9. He was very humble and modest, and hated any thing more than necessaries, either in clothes or diet.
10. When he perceived either his brother or sister pleased with their new clothes, he would reprove their folly; and when his reproof signified little, he would bewail their vanity.
11. Once he had a new suit brought from the tailor's, which, when he looked on, he found some ribands on the knees, at which he was grieved: asking his mother "whether these things would keep him warm?" "No, child," said his mother. "Why then," said he, "do you suffer them to be put there? You are mistaken if you think such things please me: and, I doubt some that are better than us may want the money that this cost you, to buy them bread."
12. At leisure times he was talking to his school fellows about the things of God, and the necessity of a holy life.

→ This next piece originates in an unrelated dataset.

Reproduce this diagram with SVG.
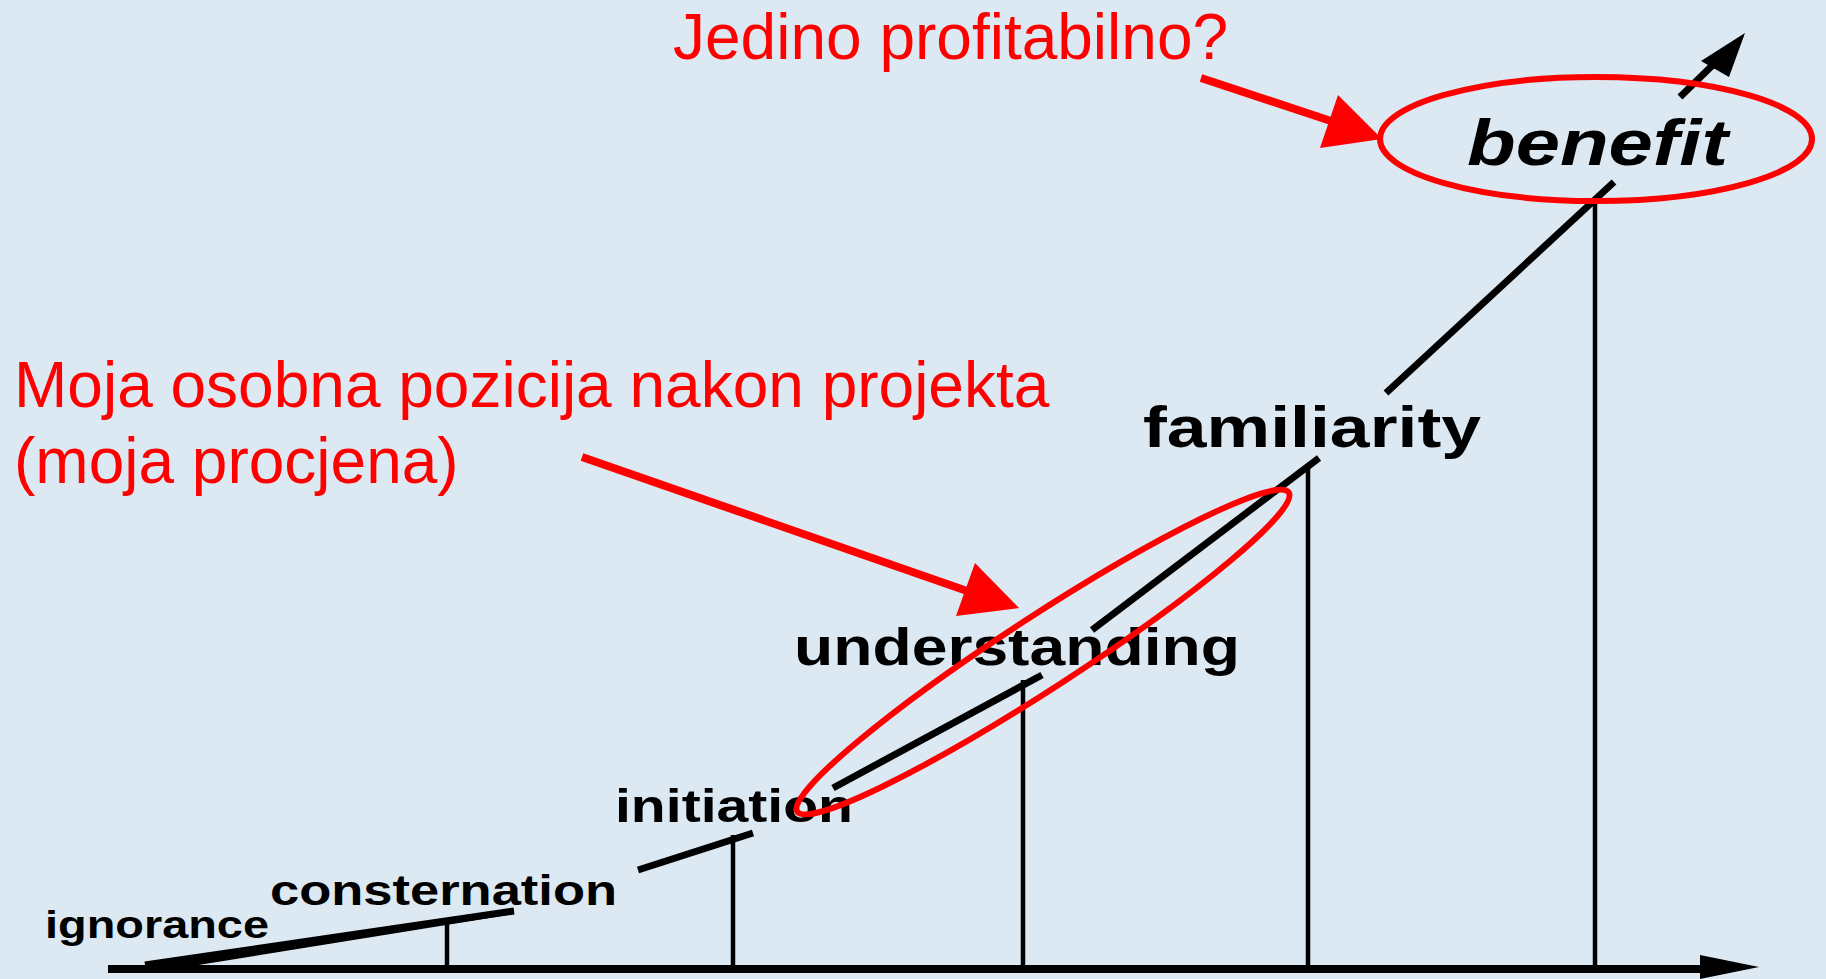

That text he much spoke on to them, "The axe is laid to the root of the tree, and every tree that bringeth not forth good fruit is hewn down and cast into the fire."
13. After this his parents removed not far from London, where he continued till the year 1665. He was then sent to the Latin school, where he soon made a very considerable progress, and was greatly beloved of his master. The school was his beloved place, and learning his recreation.
14. He had a word to say to every one that he conversed with, to put them in mind of the worth of Christ and their souls; and their nearness to eternity: insomuch that good people took no small pleasure in his company.
15. He bewailed the miserable condition of the generality of mankind, (when he was about ten years old,) that they were utterly estranged from God. "Though they called him Father, he said, yet they were his children by creation, and not by any likeness they had to God, or any interest in him."
16. Thus he continued walking in the ways of God: in reading, praying, hearing the word of God, and spiritual intercourse; discovering thereby his serious thoughts of eternity, which seemed to swallow up all other thoughts; and he lived in a constant preparation for it, and looked more like one that was ripe for glory than an inhabitant of this lower world.
17. When he was about eleven years and nine months old his mother's house was visited with the plague; his eldest sister was the first that was visited with this distemper; and when they were praying for her, he would sob and weep bitterly.
18. As soon as he perceived his sister was dead, he said, "The will of the Lord be done2C blessed be the Lord! Dear mother, you must do as David did: after the child was dead he went and refreshed himself, and quietly submitted to the will of God."